Appellant, Whit H. Brooks, on April 8, 1948, was a resident of the State of Michigan and the owner of an Oldsmobile sedan which was registered in that state. The car was in the State of Kentucky and appellant, Gaines Williamson, was the agent for its sale. Appellee, E. V. Williams, entered into a contract for the purchase of the car for the sum of $2,600. He paid $1,300 in cash and executed to Whit H. Brooks a promissory note in the principal sum of $1,300 which recited that it would be secured by a chattel mortgage on the automobile. This note was later assigned by Brooks to Williamson.
Thereafter, appellants filed suit on the note and prayed judgment for its entire amount with interest. Appellee filed answer and counterclaim in which, in substance, it was alleged that at the time the note was executed it had been agreed by the parties that appellee would be given a bill of sale so that he could acquire legal title and register such bill of sale as is required by law.
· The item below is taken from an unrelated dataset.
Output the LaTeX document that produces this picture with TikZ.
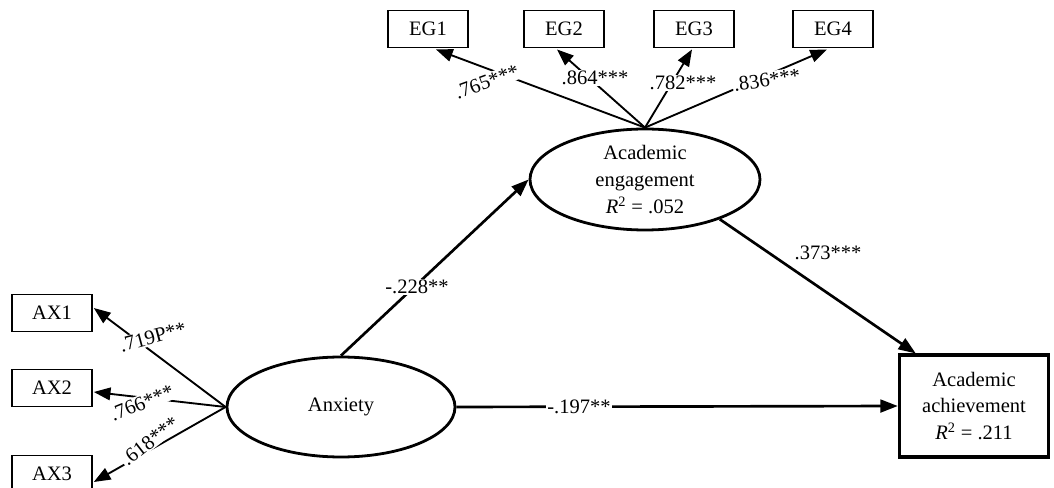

It was further averred that thereafter appellee had demanded a bill of sale from the owner through his agent but they had failed and refused to deliver it to him thus depriving appellee of his ownership and title to the automobile with the result that he was unable to obtain insurance coverage on it. It was further averred that on January 27, 1949, while appellee was operating the automobile, it was demolished in a collision with a truck. Appellee counterclaimed for the sum of $1,300 on the ground that he too lost his $1,300 interest in the car which he had by reason of the money he had paid in cash at the time of the sale. The case was submitted to a jury which returned a verdict in favor of appellee on his counterclaim in the sum of $500.
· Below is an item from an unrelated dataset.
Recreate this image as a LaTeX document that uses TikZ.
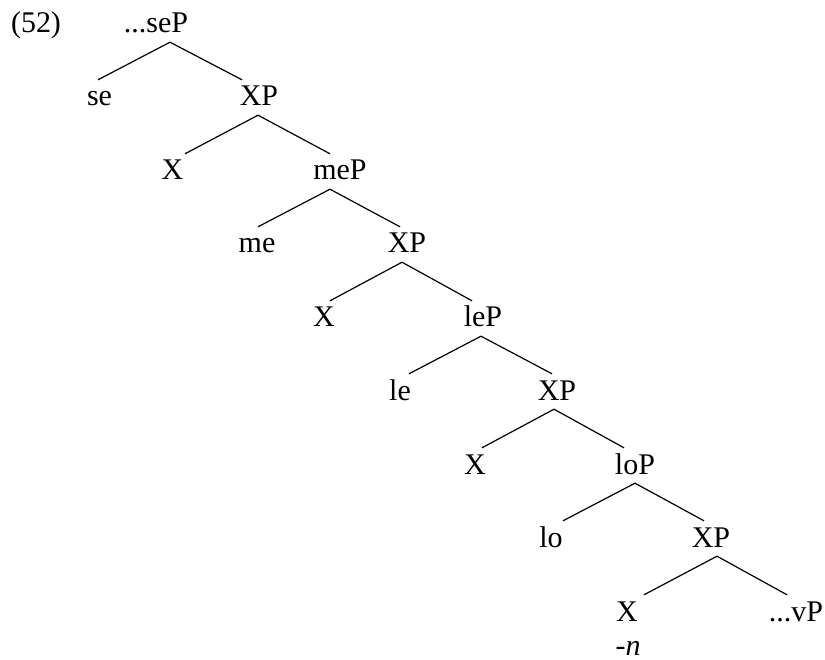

Appellants contend that they were entitled to a peremptory instruction because the title to the automobile had passed to appellee. We find that the evidence introduced does not support this contention because no bill of sale satisfying the requirements of the Kentucky law was executed. It is true that the record contains title instruments on forms acceptable to the Michigan authorities and the reverse side of these instruments contains formal words and spacing for the assignment or conveyance of the vehicle. However, these spaces were left unfilled and no attempt was made to transfer the automobile in this manner. It is true that some evidence appears in the record to the effect that a separate paper was used for this purpose but we believe that the jury had no alternative other than to find that title had not been transferred either according to the law of Michigan or the law of Kentucky.
In Harlow v. Dick, Ky., 245 S.W.2d 616, 618, under a similar condition of facts where a purchaser of an automobile had never received a bill of sale as described in KRS 186.200 or a receipt evidencing license registration as provided in KRS 186.190(3), we held that the consideration for the contract had failed, saying:
"Under the statutes, the purchaser never got what he was entitled to. Without a bill of sale conforming to the requirements of 186.200, Harlow could not obtain a license for the car, Bobbitt v. Cundiff, 296 Ky. 802, 177 S.W.2d 596, and without the registration receipt he could not obtain a license or legally operate the car upon any highway. If the purchaser did all that he reasonably could to obtain these papers and was denied them, as he testified, in our opinion he proved a failure of consideration and was entitled to rescind the contract or recover damages for its breach.'
Appellants insist that the instructions were erroneous and in this we believe they are correct. Appellee offered eight instructions which were accepted and given by the court. These instructions present several issues which were not presented by the pleadings and proof and we believe beclouded the simple issue between the parties. As we view the case, the question seems to be whether appellants are entitled to recover on the note as alleged in the petition or if, because the contract of sale was breached, appellee is entitled to recover on his counterclaim. The propriety and substance of instructions must always be determined by the facts in the particular case and if some question raised by the pleadings is completely resolved by the evidence that was introduced, there is no need to submit that question to the jury. For instance, a fault in the instructions was that it was necessary for the jury to find in effect that the note was procured from the defendant by fraud and misrepresentation as to the ownership of the automobile and the promise to execute in the future a bill of sale to said automobile by which the appellee was induced to purchase it. It is a general rule that fraud must relate to a present or pre-existing fact and cannot ordinarily be predicated on representations or statements that involve mere matters of futurity or things to be done or performed in the future. Am.Jur., Fraud and Deceit, Section 35. If, by the terms of a contract, a person promises to perform an act in the future and fails so to do, the failure is a breach of contract, not a fraudulent or deceitful act, as we understand the term in law.
We have concluded that the instructions in this case contained so much extraneous matter that the general rule that only the salient facts and the simple questions necessary for determination of the case be submitted to the jury was violated. Upon a retrial of the case, if the evidence is substantially the same, questions concerning: (1) original ownership of the car, (2) fraud and misrepresentation, (3) whether or not appellant, Gaines Williamson, purchased the note with knowledge of the alleged fraud and misrepresentation, and (4) whether appellant, Gaines Williamson, was holder in due course, should be eliminated.
For the reasons given the judgment is reversed and the case remanded for proceedings consistent with this opinion.